Print, exactly as they stand, the lines from the start of the listing to the line containing "edgecolor=(1, 1, 1, 0.35), linewidth=0.8)", inclusive.

**Stored data**:
________________________

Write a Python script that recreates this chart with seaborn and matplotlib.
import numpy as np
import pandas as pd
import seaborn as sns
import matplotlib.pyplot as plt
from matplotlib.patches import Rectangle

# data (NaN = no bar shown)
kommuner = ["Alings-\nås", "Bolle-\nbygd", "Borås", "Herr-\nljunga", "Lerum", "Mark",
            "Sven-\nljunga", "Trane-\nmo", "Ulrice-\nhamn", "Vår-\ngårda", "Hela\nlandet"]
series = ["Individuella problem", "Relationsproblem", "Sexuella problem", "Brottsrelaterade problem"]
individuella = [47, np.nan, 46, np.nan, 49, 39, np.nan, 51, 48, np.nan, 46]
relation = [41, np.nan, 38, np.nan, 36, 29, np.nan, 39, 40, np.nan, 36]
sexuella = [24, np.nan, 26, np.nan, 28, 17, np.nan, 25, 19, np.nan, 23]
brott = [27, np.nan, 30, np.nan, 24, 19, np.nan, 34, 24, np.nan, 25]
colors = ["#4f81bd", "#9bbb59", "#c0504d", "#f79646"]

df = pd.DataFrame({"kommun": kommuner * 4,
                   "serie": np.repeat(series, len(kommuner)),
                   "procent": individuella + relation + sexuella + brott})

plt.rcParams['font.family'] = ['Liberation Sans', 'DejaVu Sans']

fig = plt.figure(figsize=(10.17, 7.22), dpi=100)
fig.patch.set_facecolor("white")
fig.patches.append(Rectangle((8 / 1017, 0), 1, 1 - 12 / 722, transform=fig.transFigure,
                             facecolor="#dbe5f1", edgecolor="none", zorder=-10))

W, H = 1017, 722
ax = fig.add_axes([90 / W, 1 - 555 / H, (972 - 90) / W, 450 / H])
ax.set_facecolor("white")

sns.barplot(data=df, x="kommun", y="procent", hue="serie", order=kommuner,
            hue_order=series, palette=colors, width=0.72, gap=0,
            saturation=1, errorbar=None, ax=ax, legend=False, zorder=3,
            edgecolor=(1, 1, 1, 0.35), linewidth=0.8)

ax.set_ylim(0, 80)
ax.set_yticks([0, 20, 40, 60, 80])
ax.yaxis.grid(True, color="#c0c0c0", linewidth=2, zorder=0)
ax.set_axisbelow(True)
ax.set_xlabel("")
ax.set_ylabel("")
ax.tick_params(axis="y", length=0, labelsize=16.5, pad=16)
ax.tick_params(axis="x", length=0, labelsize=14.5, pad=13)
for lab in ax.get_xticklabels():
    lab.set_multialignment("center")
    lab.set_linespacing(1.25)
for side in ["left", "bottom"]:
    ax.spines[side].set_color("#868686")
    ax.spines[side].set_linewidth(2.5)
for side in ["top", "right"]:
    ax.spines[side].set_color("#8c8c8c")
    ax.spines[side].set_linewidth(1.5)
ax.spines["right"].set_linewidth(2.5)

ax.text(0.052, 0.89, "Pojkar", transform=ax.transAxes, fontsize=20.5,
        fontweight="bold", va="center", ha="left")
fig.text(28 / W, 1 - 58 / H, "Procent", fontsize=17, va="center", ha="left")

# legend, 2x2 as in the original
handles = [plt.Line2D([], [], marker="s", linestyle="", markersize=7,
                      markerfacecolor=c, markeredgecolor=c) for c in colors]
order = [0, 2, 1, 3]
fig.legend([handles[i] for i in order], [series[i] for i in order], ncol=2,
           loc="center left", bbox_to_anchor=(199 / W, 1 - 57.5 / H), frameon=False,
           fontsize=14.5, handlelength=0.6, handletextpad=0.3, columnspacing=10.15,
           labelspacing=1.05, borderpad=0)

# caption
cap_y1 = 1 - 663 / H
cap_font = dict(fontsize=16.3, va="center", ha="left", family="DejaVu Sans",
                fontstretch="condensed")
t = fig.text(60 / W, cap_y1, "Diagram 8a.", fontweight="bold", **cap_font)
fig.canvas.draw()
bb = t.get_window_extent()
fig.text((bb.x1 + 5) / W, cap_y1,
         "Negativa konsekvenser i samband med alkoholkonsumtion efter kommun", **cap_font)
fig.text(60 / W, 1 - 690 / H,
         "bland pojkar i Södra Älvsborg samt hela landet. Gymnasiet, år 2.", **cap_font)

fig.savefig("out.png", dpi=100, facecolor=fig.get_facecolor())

________________________

**Full response**:
Write a Python script that recreates this chart with seaborn and matplotlib.
import numpy as np
import pandas as pd
import seaborn as sns
import matplotlib.pyplot as plt
from matplotlib.patches import Rectangle

# data (NaN = no bar shown)
kommuner = ["Alings-\nås", "Bolle-\nbygd", "Borås", "Herr-\nljunga", "Lerum", "Mark",
            "Sven-\nljunga", "Trane-\nmo", "Ulrice-\nhamn", "Vår-\ngårda", "Hela\nlandet"]
series = ["Individuella problem", "Relationsproblem", "Sexuella problem", "Brottsrelaterade problem"]
individuella = [47, np.nan, 46, np.nan, 49, 39, np.nan, 51, 48, np.nan, 46]
relation = [41, np.nan, 38, np.nan, 36, 29, np.nan, 39, 40, np.nan, 36]
sexuella = [24, np.nan, 26, np.nan, 28, 17, np.nan, 25, 19, np.nan, 23]
brott = [27, np.nan, 30, np.nan, 24, 19, np.nan, 34, 24, np.nan, 25]
colors = ["#4f81bd", "#9bbb59", "#c0504d", "#f79646"]

df = pd.DataFrame({"kommun": kommuner * 4,
                   "serie": np.repeat(series, len(kommuner)),
                   "procent": individuella + relation + sexuella + brott})

plt.rcParams['font.family'] = ['Liberation Sans', 'DejaVu Sans']

fig = plt.figure(figsize=(10.17, 7.22), dpi=100)
fig.patch.set_facecolor("white")
fig.patches.append(Rectangle((8 / 1017, 0), 1, 1 - 12 / 722, transform=fig.transFigure,
                             facecolor="#dbe5f1", edgecolor="none", zorder=-10))

W, H = 1017, 722
ax = fig.add_axes([90 / W, 1 - 555 / H, (972 - 90) / W, 450 / H])
ax.set_facecolor("white")

sns.barplot(data=df, x="kommun", y="procent", hue="serie", order=kommuner,
            hue_order=series, palette=colors, width=0.72, gap=0,
            saturation=1, errorbar=None, ax=ax, legend=False, zorder=3,
            edgecolor=(1, 1, 1, 0.35), linewidth=0.8)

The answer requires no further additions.